Quem festeja o natal indiferente
às causas e aos efeitos de um sistema socioeconômico gerador de partos como o
da mãe do Menino Jesus, parece não ter entendido nada do quão revolucionário,
desde o nascimento, mostrou-se o testemunho de vida daquela Criança para toda a
humanidade. O direito de nascer e de viver com dignidade nem precisaria de
expressão legal se o amor testemunhado por Ela fosse assumido como um modelo
simples e prático de convivência fraterna e solidária entre todas/os.
As Constituições dos países ditos
civilizados, como o nosso, reconhecem a necessidade de se “erradicar a pobreza
e a marginalização e reduzir as desigualdades sociais e regionais” (Artigo 3º, Inciso III, da nossa Constituição).
Então, mesmo para quem não tem fé na encarnação de Deus naquela Criança, o fato
de quanta gente ainda vai passar esse natal sem um teto que lhe abrigue,
quantas mães ainda terão de parir suas/e/seus filhas/os em acampamentos
improvisados, cortiços, subhabitações e favelas, não permite esconder a injusta
desigualdade que a celebração do natal revela entre a distância daquele
fundamento republicano e a sua efetividade concreta, refletida na grande
diferença existente entre os berços dos bons hospitais e a
manjedoura.
Embora as estatísticas, a
respeito, variem segundo os critérios que as inspiram ou manipulam, sabe-se não
ser pequeno, muito menos admissível como “normal” esse número. Nascer como nasceu o Menino Jesus, portanto,
constitui uma interpelação permanente das causas econômicas, políticas e
sociais responsáveis por nascimentos que denunciam, passados milênios, como do
respeito ao ser humano, de qualquer condição, etnia, renda, ou outra qualquer
diferença, ainda carece toda a sociedade.

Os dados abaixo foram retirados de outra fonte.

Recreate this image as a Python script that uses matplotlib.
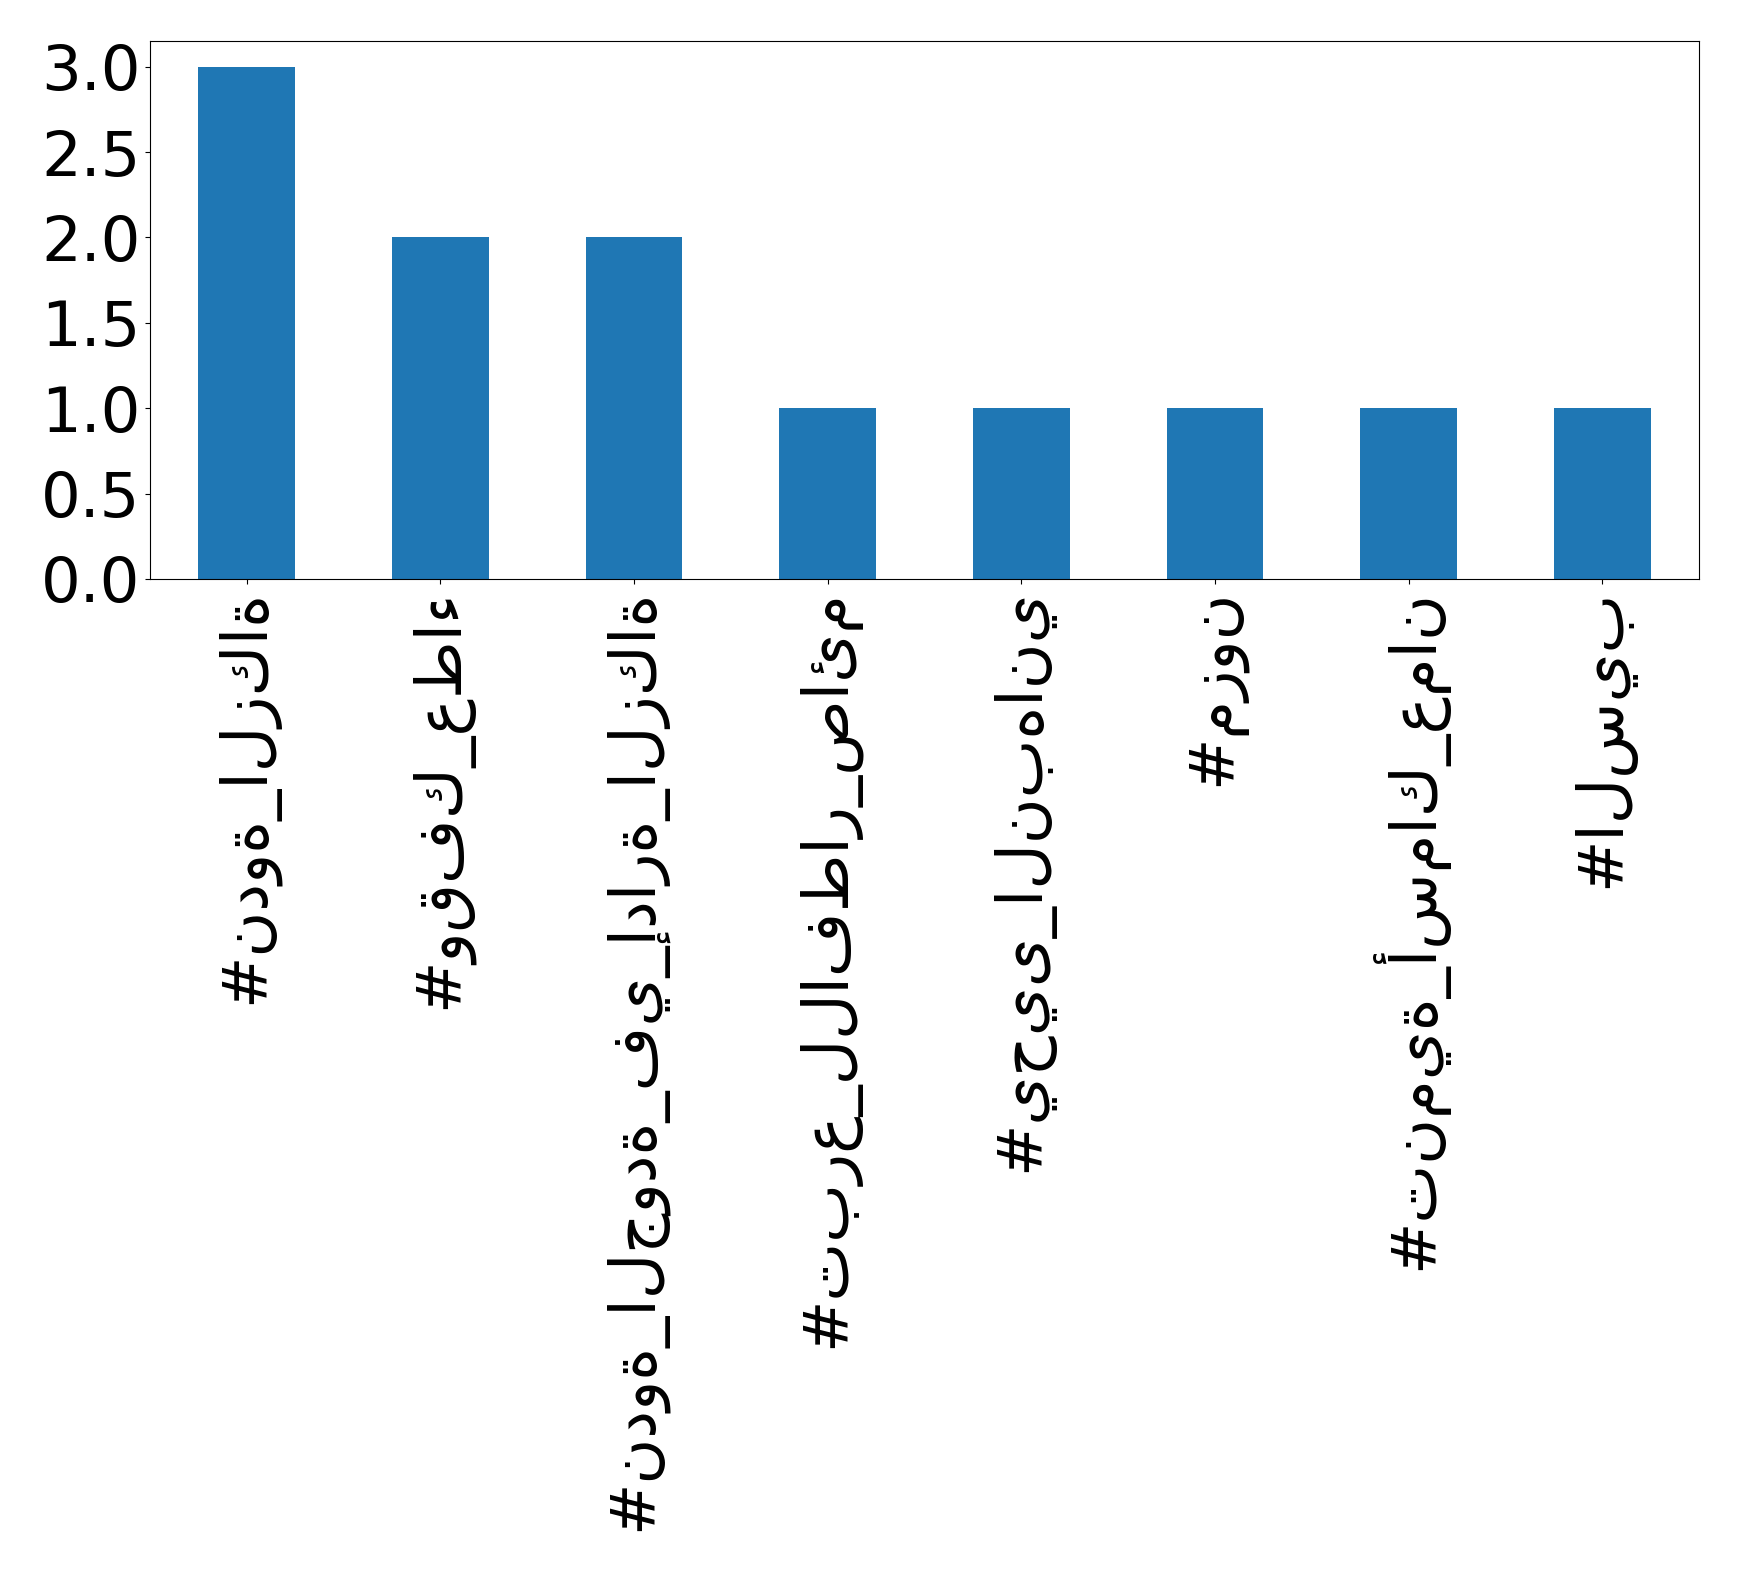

Em vez de historiar o natal, por
tudo isso, como um acontecimento passado, conveniente apenas para a troca de
presentes, parece de todo conveniente “historicizar” esse nascimento, isto é,
revivê-lo como acontecendo hoje, aqui e agora, muito menos pela troca de
presentes e muito mais pelo seguimento do exemplo da Criança, pelo doar-se em
vez de doar, pela partilha do abraço, do beijo, do carinho, da alegria festiva,
mas também pela prestação de serviço a quem, por força da injustiça social
semelhante à que Ela sofria em sua época, nada disso recebe.